In scholarly writing, I'm often confronted with having produced a very long paragraph that has the structure with: a single topic sentence, then an internal list of sibling supporting points, with multiple sentences per point, sometimes with citations and quotations lengthening each point.
(Here I'm using First/Second/Third to mark the different reasons but the question isn't about that aspect, lots of other ways to mark sequence, or use none :)
The interviewees provided three reasons that they participate. First, they are paid to participate. Income is crucially important to this group, often being expressed after a thoughtful intake of breath.... Second, they enjoy participating, often laughing and saying things like, "it's just fun, isn't it?.... Third, participants relate the impact of the work they are doing, echoing the findings of Park and Tensing (2012) who identified impact as a rising explanation. In these interviews, impact was often personalized.
These paragraphs can get very long! The obvious solution is to break them up so that each paragraph covers just one supporting point. Thing is, then I'm left with a single sentence introduction "The interviewees provided three reasons that they participate".
Does anyone have suggestions? I usually either:
- Just deal with the short one sentence paragraph
- Make that sentence into a paragraph (making it longer), so that it at least spans two or three lines (but this is just adding words to make the page look better!)
- Run the sentence into the First supporting point paragraph (but now that paragraph is odd, because the topic sentence is not for that paragraph).

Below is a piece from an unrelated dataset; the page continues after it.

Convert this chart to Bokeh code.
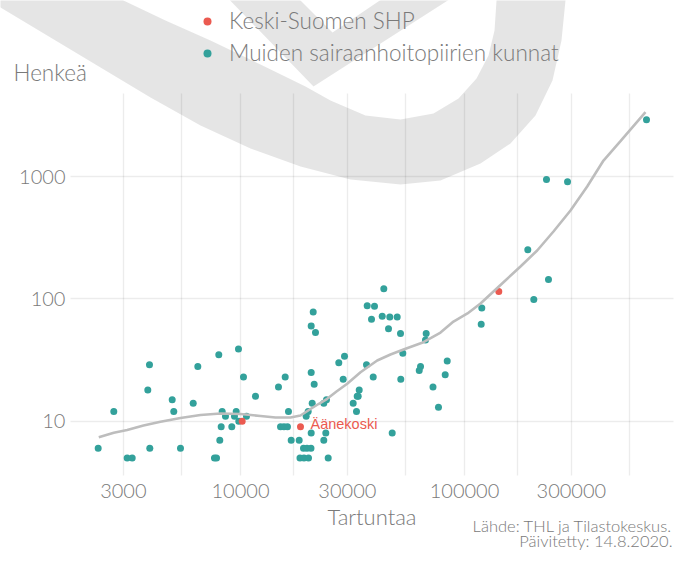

Pointers on what to search for here also very appreciated, I think I'm missing some vocabulary on how to search for guidance on this. I guess this is about organizing sections of a paper, rather than paragraphs ... but I'm still left with the dangling intro sentence.
Browsing the suggested answers, I'm seeing
- endorsements of single paragraph sentences (although those seem to be more for punchy effect than introducing sibling points).
- And I'm seeing advice not to be so rigid with the paragraphs.
- I think I'm also seeing advice to use section headings liberally.